A moment that calls for a warm embrace between father and son, didn’t quite happen until after the game in the parking lot.

“You really don’t have that dad moment,” Brent said Monday. “You kind of got to do that some other time. That’s what y’all signed up for though, having that kind of marriage that way if you will. It’s not an easy thing…being a dad and being excited for your child and stuff like that, you’re not able to do that as much and certainly not outwardly.”

“We didn’t really embrace at all because it’s strictly business on the field,” Tyler added Tuesday. “I got the interception, went back to the drawing board, and looked at what we did wrong on that drive. So, we really didn’t think about it or celebrate really that much until after the game.”

After playing quarterback for D.W. Daniel (Central, S.C.), Tyler has learned how to play the safety position under his father’s tutelage. There’s obviously a learning curve for Tyler, who hadn’t played safety since his sophomore year of high school, before he arrived at Clemson.

“He’s earned it,” Brent said. “He’s still learning how to play safety…but I’ve seen Tyler just get better and better. The more he’s played, the better he’s gotten. He’s probably the top-8 fastest guys on the whole team.

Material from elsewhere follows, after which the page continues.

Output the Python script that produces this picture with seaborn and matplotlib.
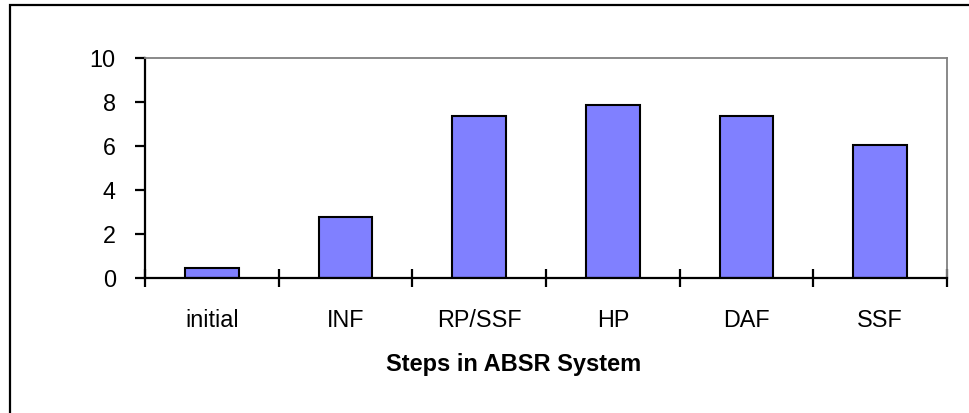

I expected him to return [the interception] for a touchdown.”

Brent’s seen first hand the progression his son has made, especially making a difficult leap from high school quarterback to a college safety at a premiere program like Clemson.

“I think the hardest part was understanding coming down from angles and working tackling and whatnot and knowing that one wrong step and you’re going to miss your gap completely,” Tyler said when asked about the biggest adjustment he’s faced. “I don’t think I really understood that and got to develop that throughout high school.”

“He’s having to play catch up,” Brent added. “I think the transition for him [has gone] really well.”